Design: Familiar (and a bit bigger for the Pro)
The Watch 5 looks to have similar dimensions to the last Watch 4 models, but a few grams heavier for both sizes. Color options include graphite, sapphire, pink gold and silver.
Meanwhile, the bigger-battery Watch 5 Pro is notably larger, with an extra millimeter in thickness, and extra millimeter-plus in length and width over the 44mm Watch 5. At 46.5 grams, it’s significantly heavier, creeping towards nearly twice the weight of last year’s 40mm Watch 4 (25.9 grams). The titanium case design comes in either black or gray, with a D-buckle on the sport band.
Samsung’s adding a bunch of new watch faces this year, on top of a collection that already were pretty excellent last year. These watch faces and their colors will offer up most of the customized looks for most people, anyway.

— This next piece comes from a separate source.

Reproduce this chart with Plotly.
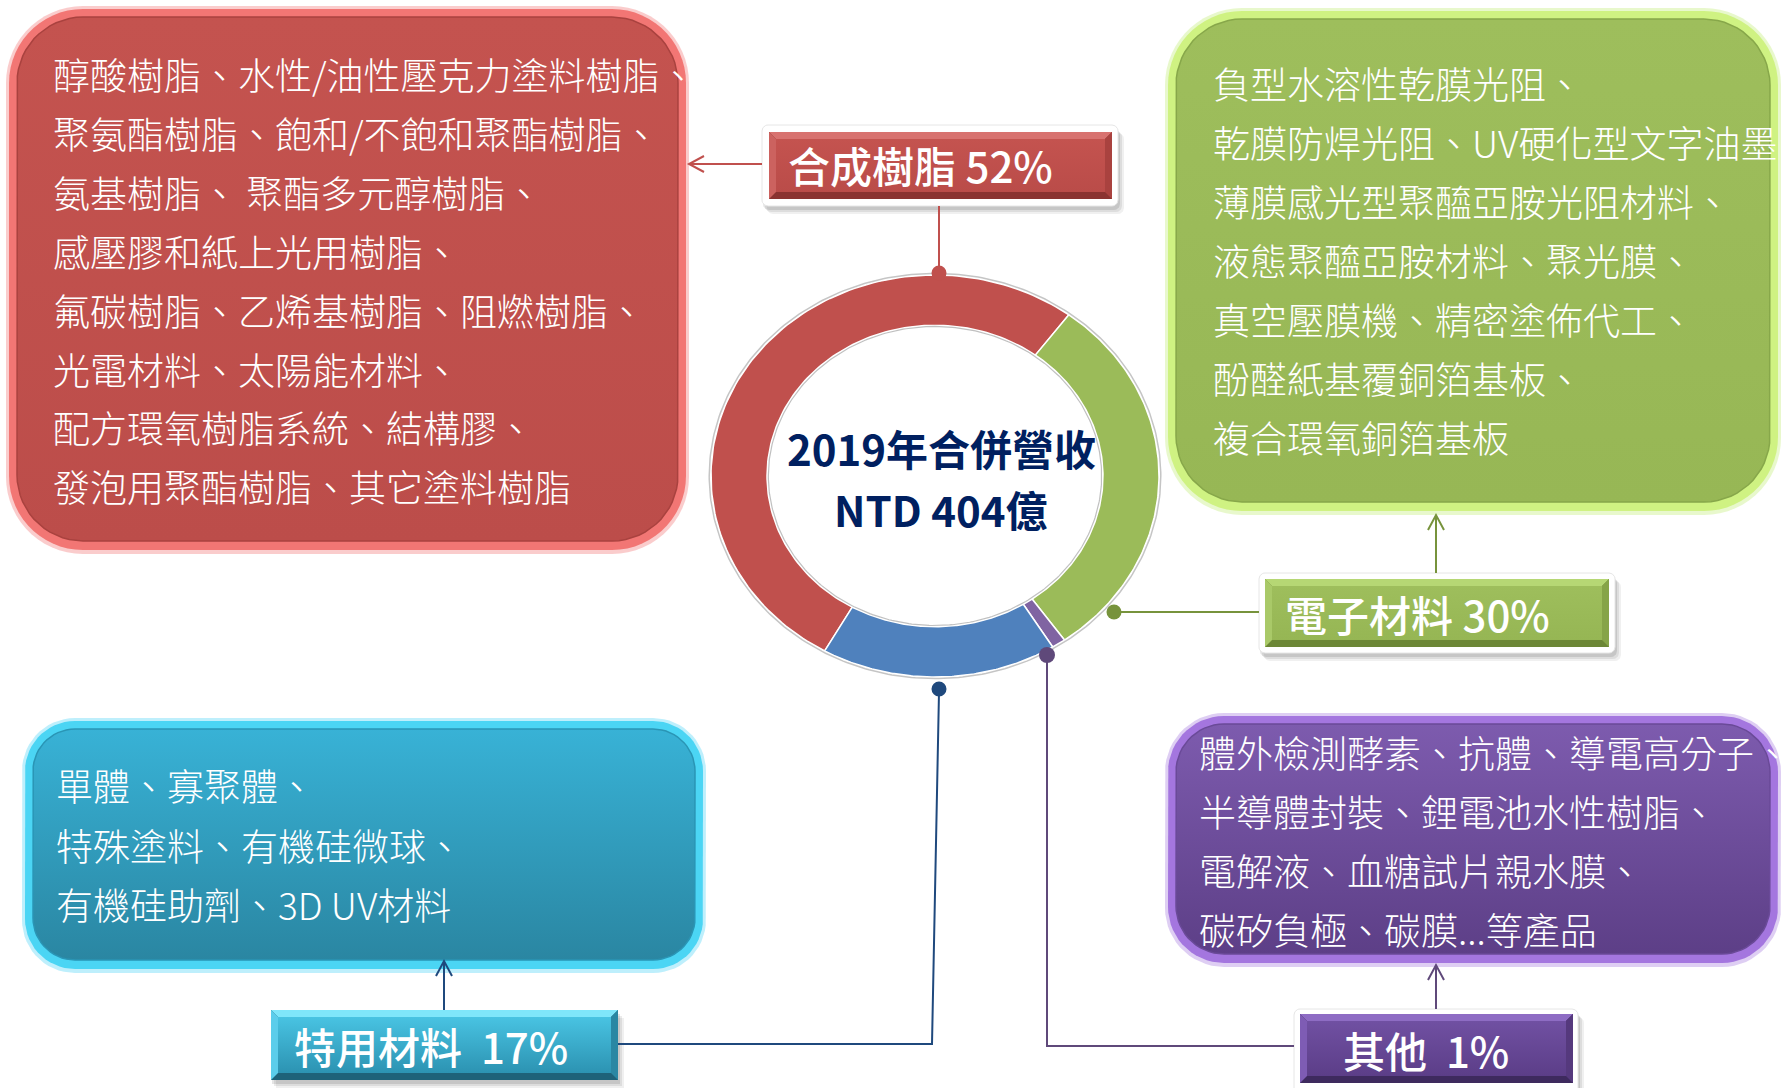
import numpy as np
import plotly.graph_objects as go

W, H = 1787, 1088

# ---------------- data ----------------
segments = ["合成樹脂", "電子材料", "其他", "特用材料"]
shares = [52, 30, 1, 17]
segment_colors = ["#C0504D", "#9BBB59", "#8064A2", "#4F81BD"]
segment_labels = ["合成樹脂 52%", "電子材料 30%", "其他  1%", "特用材料  17%"]
center_title = ["2019年合併營收", "NTD 404億"]

resin_products = [
    "醇酸樹脂、水性/油性壓克力塗料樹脂、",
    "聚氨酯樹脂、飽和/不飽和聚酯樹脂、",
    "氨基樹脂、 聚酯多元醇樹脂、",
    "感壓膠和紙上光用樹脂、",
    "氟碳樹脂、乙烯基樹脂、阻燃樹脂、",
    "光電材料、太陽能材料、",
    "配方環氧樹脂系統、結構膠、",
    "發泡用聚酯樹脂、其它塗料樹脂",
]
electronic_products = [
    "負型水溶性乾膜光阻、",
    "乾膜防焊光阻、UV硬化型文字油墨、",
    "薄膜感光型聚醯亞胺光阻材料、",
    "液態聚醯亞胺材料、聚光膜、",
    "真空壓膜機、精密塗佈代工、",
    "酚醛紙基覆銅箔基板、",
    "複合環氧銅箔基板",
]
specialty_products = [
    "單體、寡聚體、",
    "特殊塗料、有機硅微球、",
    "有機硅助劑、3D UV材料",
]
other_products = [
    "體外檢測酵素、抗體、導電高分子、",
    "半導體封裝、鋰電池水性樹脂、",
    "電解液、血糖試片親水膜、",
    "碳矽負極、碳膜...等產品",
]

FONT = "Noto Sans CJK TC, Noto Sans CJK SC, sans-serif"

fig = go.Figure()


def rr_pts(x0, y0, x1, y1, r, n=16):
    xs, ys = [], []
    corners = [(x1 - r, y0 + r, -90, 0), (x1 - r, y1 - r, 0, 90),
               (x0 + r, y1 - r, 90, 180), (x0 + r, y0 + r, 180, 270)]
    for cx, cy, a0, a1 in corners:
        a = np.radians(np.linspace(a0, a1, n))
        xs += list(cx + r * np.cos(a))
        ys += list(cy + r * np.sin(a))
    xs.append(xs[0]); ys.append(ys[0])
    return xs, ys


def poly(xs, ys, fill=None, grad=None, line=None, width=0, xa="x", ya="y"):
    kw = dict(x=xs, y=ys, mode="lines", fill="toself", hoverinfo="skip",
              showlegend=False, xaxis=xa, yaxis=ya)
    if grad is not None:
        kw["fillgradient"] = dict(type="vertical",
                                  colorscale=[[0, grad[0]], [1, grad[1]]],
                                  start=min(ys), stop=max(ys))
    else:
        kw["fillcolor"] = fill
    kw["line"] = dict(color=line if line else "rgba(0,0,0,0)", width=width)
    fig.add_trace(go.Scatter(**kw))


def rect_pts(x0, y0, x1, y1):
    return [x0, x1, x1, x0, x0], [y0, y0, y1, y1, y0]


# ---------------- big rounded boxes ----------------
boxes = [
    # (x0,y0,x1,y1,r, glow, rim, face_top, face_bottom, inner_line)
    (9, 9, 686, 550, 74, "rgba(240,110,110,0.35)", "#F27674", "#C4534F", "#BC4D4A", "#A9423F"),
    (1168, 11, 1778, 511, 74, "rgba(190,235,110,0.35)", "#CFF282", "#9EBE5C", "#97B755", "#87A74A"),
    (25, 721, 703, 969, 50, "rgba(70,210,245,0.35)", "#4BD5F4", "#38B2D6", "#2A86A2", "#2A95B5"),
    (1168, 716, 1778, 963, 56, "rgba(160,115,220,0.35)", "#A476DF", "#7D5BAE", "#5D3F87", "#6A4A98"),
]
for (x0, y0, x1, y1, r, glow, rim, ft, fb, il) in boxes:
    xs, ys = rr_pts(x0 - 3, y0 - 3, x1 + 3, y1 + 4, r + 3)
    poly(xs, ys, fill=glow)
    xs, ys = rr_pts(x0, y0, x1, y1, r)
    poly(xs, ys, fill=rim)
    xs, ys = rr_pts(x0 + 8, y0 + 8, x1 - 8, y1 - 9, r - 8)
    poly(xs, ys, grad=(ft, fb), line=il, width=1.5)


# ---------------- labels with bevel ----------------
def bevel_label(face, frame, top_c, left_c, right_c, bottom_c, face_grad, b=7):
    x0, y0, x1, y1 = face
    if frame is not None:
        fx0, fy0, fx1, fy1 = frame
        for off, a in [(8, 0.06), (6, 0.08), (4, 0.10)]:
            xs, ys = rr_pts(fx0 + off - 3, fy0 + off, fx1 + off - 2, fy1 + off, 6)
            poly(xs, ys, fill=f"rgba(0,0,0,{a})")
        xs, ys = rr_pts(fx0, fy0, fx1, fy1, 6)
        poly(xs, ys, fill="#FFFFFF", line="#E6E6E6", width=1)
    else:
        for off, a in [(8, 0.06), (6, 0.08), (4, 0.10)]:
            xs, ys = rect_pts(x0 + off - 3, y0 + off, x1 + off - 2, y1 + off)
            poly(xs, ys, fill=f"rgba(0,0,0,{a})")
    xs, ys = rect_pts(x0, y0, x1, y1)
    poly(xs, ys, fill=bottom_c)
    poly([x0, x1, x1 - b, x0 + b, x0], [y0, y0, y0 + b, y0 + b, y0], fill=top_c)
    poly([x0, x0 + b, x0 + b, x0, x0], [y0, y0 + b, y1 - b, y1, y0], fill=left_c)
    poly([x1, x1, x1 - b, x1 - b, x1], [y0, y1, y1 - b, y0 + b, y0], fill=right_c)
    xs, ys = rect_pts(x0 + b, y0 + b, x1 - b, y1 - b)
    poly(xs, ys, grad=face_grad)


bevel_label((769, 132, 1112, 199), (762, 125, 1118, 206),
            "#D8726F", "#CC625F", "#A9423F", "#8A3331", ("#C4534F", "#BA4C49"))
bevel_label((1265, 579, 1609, 647), (1259, 573, 1615, 653),
            "#B6D774", "#A9C968", "#86A448", "#6C8736", ("#9EBE5C", "#96B654"))
bevel_label((271, 1010, 618, 1080), None,
            "#7FE6FA", "#5BCDEB", "#2A87A3", "#1E6279", ("#48C3E2", "#2C93B2"))
bevel_label((1300, 1014, 1573, 1083), (1294, 1009, 1578, 1094),
            "#8E6CC4", "#7E5CB4", "#55397D", "#3E2A5E", ("#7050A2", "#5C3E88"))

# ---------------- doughnut (drawn from shares) ----------------
hole = 0.75
start_angle = 209.5  # degrees clockwise from 12 o'clock
total = float(sum(shares))
cum = start_angle
for name, v, c in zip(segments, shares, segment_colors):
    span = v / total * 360.0
    th = np.radians(np.linspace(cum, cum + span, 140))
    xs = np.concatenate([np.sin(th), hole * np.sin(th[::-1]), [np.sin(th[0])]])
    ys = np.concatenate([np.cos(th), hole * np.cos(th[::-1]), [np.cos(th[0])]])
    poly(list(xs), list(ys), fill=c, line="#FFFFFF", width=1.5, xa="x2", ya="y2")
    cum += span

# ring outlines (soft grey edge)
th = np.radians(np.linspace(0, 360, 361))
for rr, col, wd in [(1.008, "rgba(150,150,150,0.55)", 1.5), (hole - 0.006, "rgba(150,150,150,0.6)", 1.2)]:
    fig.add_trace(go.Scatter(x=list(rr * np.sin(th)), y=list(rr * np.cos(th)), mode="lines",
                             line=dict(color=col, width=wd), hoverinfo="skip",
                             showlegend=False, xaxis="x2", yaxis="y2"))

# ---------------- connectors & arrows ----------------
shapes = []


def seg_path(points, color, width=2):
    d = "M" + " L".join(f"{x},{y}" for x, y in points)
    shapes.append(dict(type="path", path=d, xref="x", yref="y", layer="above",
                       line=dict(color=color, width=width)))


def arrow(tail, tip, color, L=15, hw=8):
    tx, ty = tip
    dx, dy = tip[0] - tail[0], tip[1] - tail[1]
    n = (dx * dx + dy * dy) ** 0.5
    ux, uy = dx / n, dy / n
    px, py = -uy, ux
    seg_path([tail, tip], color)
    seg_path([(tx - L * ux + hw * px, ty - L * uy + hw * py), (tx, ty),
              (tx - L * ux - hw * px, ty - L * uy - hw * py)], color)


def dot(cx, cy, r, color):
    shapes.append(dict(type="circle", xref="x", yref="y", x0=cx - r, x1=cx + r,
                       y0=cy - r, y1=cy + r, fillcolor=color, layer="above",
                       line=dict(width=0)))


red_c, green_c, blue_c, purple_c = "#C0504D", "#77933C", "#1F497D", "#5F497A"
seg_path([(939, 206), (939, 270)], red_c)
arrow((762, 164), (689, 164), red_c)
dot(939, 273, 7.5, red_c)

seg_path([(1114, 612), (1259, 612)], green_c)
arrow((1436, 573), (1436, 515), green_c)
dot(1114, 612, 7.5, green_c)

seg_path([(618, 1044), (932, 1044), (939, 692)], blue_c)
arrow((444, 1010), (444, 961), blue_c)
dot(939, 689, 7.5, blue_c)

seg_path([(1047, 658), (1047, 1046), (1294, 1046)], purple_c)
arrow((1436, 1009), (1436, 965), purple_c)
dot(1047, 655, 8, purple_c)

# ---------------- text ----------------
ann = []


def txt(x, y, s, size, color="#FFFFFF", weight=300, anchor="left"):
    ann.append(dict(x=x, y=y, xref="x", yref="y", text=s, showarrow=False,
                    xanchor=anchor, yanchor="middle",
                    font=dict(family=FONT, size=size, color=color, weight=weight)))


for i, s in enumerate(resin_products):
    txt(51, 74 + i * 58.9, s, 37)
for i, s in enumerate(electronic_products):
    txt(1211, 83 + i * 59.0, s, 37)
for i, s in enumerate(specialty_products):
    txt(54, 785 + i * 59.5, s, 37)
for i, s in enumerate(other_products):
    txt(1197, 752 + i * 59.0, s, 37)

label_pos = {"合成樹脂": (786, 164), "電子材料": (1283, 613), "其他": (1341, 1049), "特用材料": (292, 1045)}
for name, lab in zip(segments, segment_labels):
    x, y = label_pos[name]
    txt(x, y, lab, 42, weight=500)

txt(941, 447, center_title[0], 42, color="#002060", weight=700, anchor="center")
txt(941, 508, center_title[1], 42, color="#002060", weight=700, anchor="center")

# ---------------- layout ----------------
cx, cy, rx, ry = 935, 476, 224, 201
ext = 1.05
fig.update_layout(
    width=W, height=H, margin=dict(l=0, r=0, t=0, b=0),
    paper_bgcolor="#FFFFFF", plot_bgcolor="rgba(0,0,0,0)",
    showlegend=False, shapes=shapes, annotations=ann,
    xaxis=dict(range=[0, W], domain=[0, 1], visible=False, fixedrange=True),
    yaxis=dict(range=[H, 0], domain=[0, 1], visible=False, fixedrange=True),
    xaxis2=dict(range=[-ext, ext], domain=[(cx - rx * ext) / W, (cx + rx * ext) / W],
                visible=False, anchor="y2", fixedrange=True),
    yaxis2=dict(range=[-ext, ext], domain=[(H - cy - ry * ext) / H, (H - cy + ry * ext) / H],
                visible=False, anchor="x2", fixedrange=True),
)

fig.write_html("out.html", config={"displayModeBar": False},
               post_script="document.body.style.margin='0';")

One thing that does appear to be gone, though, is that physical rotating bezel that was on the classic Watch 4 design. Samsung’s touch bezel is now the default way of interacting, but the company will keep the Galaxy Watch 4 Classic in the lineup if you want a watch with a physical dial.
More durable?
Samsung has moved to sapphire crystal for the Watch 5, which it’s promised will be 60% harder. Will that mean better scratch resistance, or improved durability from shattering?
The Watch 5 Pro is, of course, promising an even better sapphire crystal, plus a titanium case around the watch (versus aluminum on the regular Watch 5).
Other specs
Both watches have optional LTE models with cellular onboard (no 5G this year, although no other watch has 5G either), plus 5 ATM of water resistance for swimming. The same array of health sensors are in both models including ECG, heart rate, temperature and bioimpedance sensors. The watches also include 16GB of storage for music or apps, dual-band Wi-Fi and Bluetooth 5.2.

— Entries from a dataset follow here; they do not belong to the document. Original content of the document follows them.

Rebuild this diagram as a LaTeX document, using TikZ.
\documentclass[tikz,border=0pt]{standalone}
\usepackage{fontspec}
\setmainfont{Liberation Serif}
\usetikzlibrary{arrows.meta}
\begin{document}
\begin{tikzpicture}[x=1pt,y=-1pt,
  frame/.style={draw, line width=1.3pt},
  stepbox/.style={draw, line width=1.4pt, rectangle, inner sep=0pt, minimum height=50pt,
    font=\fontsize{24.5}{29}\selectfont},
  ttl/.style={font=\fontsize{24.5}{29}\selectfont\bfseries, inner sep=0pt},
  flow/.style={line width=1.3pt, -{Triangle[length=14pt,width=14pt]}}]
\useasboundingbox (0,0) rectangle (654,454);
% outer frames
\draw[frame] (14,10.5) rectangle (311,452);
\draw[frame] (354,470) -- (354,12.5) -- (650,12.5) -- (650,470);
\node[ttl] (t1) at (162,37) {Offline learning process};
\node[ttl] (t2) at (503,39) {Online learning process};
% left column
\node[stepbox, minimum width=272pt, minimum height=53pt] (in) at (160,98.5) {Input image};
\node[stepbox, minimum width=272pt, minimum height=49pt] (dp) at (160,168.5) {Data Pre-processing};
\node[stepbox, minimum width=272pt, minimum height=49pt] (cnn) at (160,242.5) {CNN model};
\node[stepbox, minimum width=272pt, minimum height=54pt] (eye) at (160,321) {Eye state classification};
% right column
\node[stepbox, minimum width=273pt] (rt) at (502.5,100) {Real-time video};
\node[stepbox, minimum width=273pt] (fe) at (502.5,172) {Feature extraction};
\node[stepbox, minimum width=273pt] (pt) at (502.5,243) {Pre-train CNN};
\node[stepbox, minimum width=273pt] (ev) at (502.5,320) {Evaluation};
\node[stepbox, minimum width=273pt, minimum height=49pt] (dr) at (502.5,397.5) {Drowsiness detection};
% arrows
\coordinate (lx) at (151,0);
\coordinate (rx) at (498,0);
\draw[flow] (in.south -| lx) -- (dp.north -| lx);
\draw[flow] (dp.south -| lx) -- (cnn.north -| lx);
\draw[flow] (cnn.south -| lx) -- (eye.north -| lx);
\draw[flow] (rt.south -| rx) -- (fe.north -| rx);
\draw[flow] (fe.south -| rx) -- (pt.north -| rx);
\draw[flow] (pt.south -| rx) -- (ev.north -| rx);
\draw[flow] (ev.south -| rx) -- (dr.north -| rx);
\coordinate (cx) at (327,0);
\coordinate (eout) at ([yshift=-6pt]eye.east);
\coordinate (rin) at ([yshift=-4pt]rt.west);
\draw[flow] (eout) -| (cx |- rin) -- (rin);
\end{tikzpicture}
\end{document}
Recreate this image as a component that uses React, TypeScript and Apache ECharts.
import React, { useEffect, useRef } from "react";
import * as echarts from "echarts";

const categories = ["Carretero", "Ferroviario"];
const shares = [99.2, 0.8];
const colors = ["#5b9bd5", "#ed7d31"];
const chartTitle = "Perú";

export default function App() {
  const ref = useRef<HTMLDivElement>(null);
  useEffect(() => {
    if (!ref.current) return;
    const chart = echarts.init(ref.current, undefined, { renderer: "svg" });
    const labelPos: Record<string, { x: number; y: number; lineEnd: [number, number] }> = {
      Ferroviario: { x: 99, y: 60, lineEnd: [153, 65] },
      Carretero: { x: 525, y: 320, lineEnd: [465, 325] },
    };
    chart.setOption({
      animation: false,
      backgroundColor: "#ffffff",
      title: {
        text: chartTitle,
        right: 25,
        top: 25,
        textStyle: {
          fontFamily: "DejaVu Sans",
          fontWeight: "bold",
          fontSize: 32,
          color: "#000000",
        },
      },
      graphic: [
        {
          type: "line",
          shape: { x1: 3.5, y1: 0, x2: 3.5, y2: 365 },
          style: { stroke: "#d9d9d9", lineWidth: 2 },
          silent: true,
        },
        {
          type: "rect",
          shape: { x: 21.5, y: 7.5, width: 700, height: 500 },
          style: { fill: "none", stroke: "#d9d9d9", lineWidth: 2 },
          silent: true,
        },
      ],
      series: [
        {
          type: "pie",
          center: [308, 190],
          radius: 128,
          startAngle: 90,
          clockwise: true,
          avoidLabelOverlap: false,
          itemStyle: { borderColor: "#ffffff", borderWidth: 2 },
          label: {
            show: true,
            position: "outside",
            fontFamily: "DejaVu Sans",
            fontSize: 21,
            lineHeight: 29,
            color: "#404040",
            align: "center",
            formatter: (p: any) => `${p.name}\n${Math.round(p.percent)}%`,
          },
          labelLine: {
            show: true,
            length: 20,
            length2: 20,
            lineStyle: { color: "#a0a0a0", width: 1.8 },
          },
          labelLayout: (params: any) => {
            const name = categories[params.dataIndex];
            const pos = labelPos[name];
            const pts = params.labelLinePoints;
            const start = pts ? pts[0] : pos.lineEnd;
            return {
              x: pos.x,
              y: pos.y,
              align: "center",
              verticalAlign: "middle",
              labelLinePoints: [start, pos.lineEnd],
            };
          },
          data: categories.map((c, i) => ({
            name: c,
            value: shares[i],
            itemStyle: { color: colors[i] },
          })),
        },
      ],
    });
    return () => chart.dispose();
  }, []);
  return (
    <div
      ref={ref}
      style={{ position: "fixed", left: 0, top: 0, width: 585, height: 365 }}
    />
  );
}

Notably, neither watch uses Qualcomm’s recently announced Snapdragon W5 chip, which promises better battery life and is coming to other Wear OS watches later this year. Instead, Samsung’s using its own dual-core Exynos W920 1.18GHz processor, which looks to be the same as last year’s Watch 4. Watch processors aren’t the sort of things most people eagerly look forward to, and it’s unknown yet how much better Qualcomm’s new chipset could be.

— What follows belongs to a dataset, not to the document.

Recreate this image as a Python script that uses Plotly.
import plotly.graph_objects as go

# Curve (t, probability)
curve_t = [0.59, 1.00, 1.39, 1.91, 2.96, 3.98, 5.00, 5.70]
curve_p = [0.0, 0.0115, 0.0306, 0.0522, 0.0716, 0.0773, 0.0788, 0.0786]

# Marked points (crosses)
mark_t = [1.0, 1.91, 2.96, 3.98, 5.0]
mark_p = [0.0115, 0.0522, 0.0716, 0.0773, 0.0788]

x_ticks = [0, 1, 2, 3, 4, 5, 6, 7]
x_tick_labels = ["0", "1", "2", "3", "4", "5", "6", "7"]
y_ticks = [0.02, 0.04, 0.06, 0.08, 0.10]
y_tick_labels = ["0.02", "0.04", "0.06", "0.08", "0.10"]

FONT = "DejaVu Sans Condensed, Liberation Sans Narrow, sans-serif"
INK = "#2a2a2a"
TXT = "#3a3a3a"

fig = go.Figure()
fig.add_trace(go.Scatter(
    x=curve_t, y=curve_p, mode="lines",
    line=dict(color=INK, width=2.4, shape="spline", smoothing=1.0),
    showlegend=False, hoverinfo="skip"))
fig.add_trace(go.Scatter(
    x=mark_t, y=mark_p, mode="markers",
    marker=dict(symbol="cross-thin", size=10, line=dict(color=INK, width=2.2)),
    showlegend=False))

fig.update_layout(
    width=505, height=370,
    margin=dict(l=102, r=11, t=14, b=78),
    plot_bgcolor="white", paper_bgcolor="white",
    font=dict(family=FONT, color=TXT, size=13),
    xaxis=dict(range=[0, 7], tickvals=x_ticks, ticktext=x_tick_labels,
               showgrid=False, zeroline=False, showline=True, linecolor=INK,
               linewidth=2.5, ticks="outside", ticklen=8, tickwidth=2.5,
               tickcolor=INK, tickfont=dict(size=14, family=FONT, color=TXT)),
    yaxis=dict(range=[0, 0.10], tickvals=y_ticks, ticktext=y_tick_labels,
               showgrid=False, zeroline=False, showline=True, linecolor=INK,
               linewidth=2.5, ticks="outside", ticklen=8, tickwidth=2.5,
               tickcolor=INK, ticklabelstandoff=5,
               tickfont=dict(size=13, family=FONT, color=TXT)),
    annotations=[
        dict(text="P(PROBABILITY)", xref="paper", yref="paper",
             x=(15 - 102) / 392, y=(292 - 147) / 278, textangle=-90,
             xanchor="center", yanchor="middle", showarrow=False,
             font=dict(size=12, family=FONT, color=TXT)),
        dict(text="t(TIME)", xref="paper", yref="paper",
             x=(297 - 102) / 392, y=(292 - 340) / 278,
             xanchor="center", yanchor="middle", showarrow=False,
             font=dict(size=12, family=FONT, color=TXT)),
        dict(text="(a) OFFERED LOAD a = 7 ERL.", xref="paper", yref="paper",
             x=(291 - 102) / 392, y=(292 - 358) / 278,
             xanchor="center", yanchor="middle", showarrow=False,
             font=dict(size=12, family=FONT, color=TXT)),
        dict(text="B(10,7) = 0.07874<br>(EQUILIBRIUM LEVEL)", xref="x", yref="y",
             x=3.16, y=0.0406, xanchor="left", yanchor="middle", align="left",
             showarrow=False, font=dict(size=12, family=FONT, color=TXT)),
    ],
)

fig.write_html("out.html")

Android only, but more specifically made for Samsung phones
Much like the Galaxy Watch 4 last year (and other new Wear OS 3 watches we know of), the Watch 5 won’t work with iOS. It’s only for Android phones (according to Samsung, Android 8 or higher, with more than 1.5GB of RAM). But, more specifically, its ECG, stress and bioimpedance sensors only work with Samsung phones. Last year, these health features needed Samsung phones to work, too.
If this remains true, it’s a big limit to how appealing the Watch 5 will be to most Android phone owners: it’s worth waiting for Google’s Pixel Watch, which is expected by the end of the year, to see how its health features compare. The biggest difference with Samsung’s newest watch this year is that it won’t be the only Wear OS 3 watch around anymore.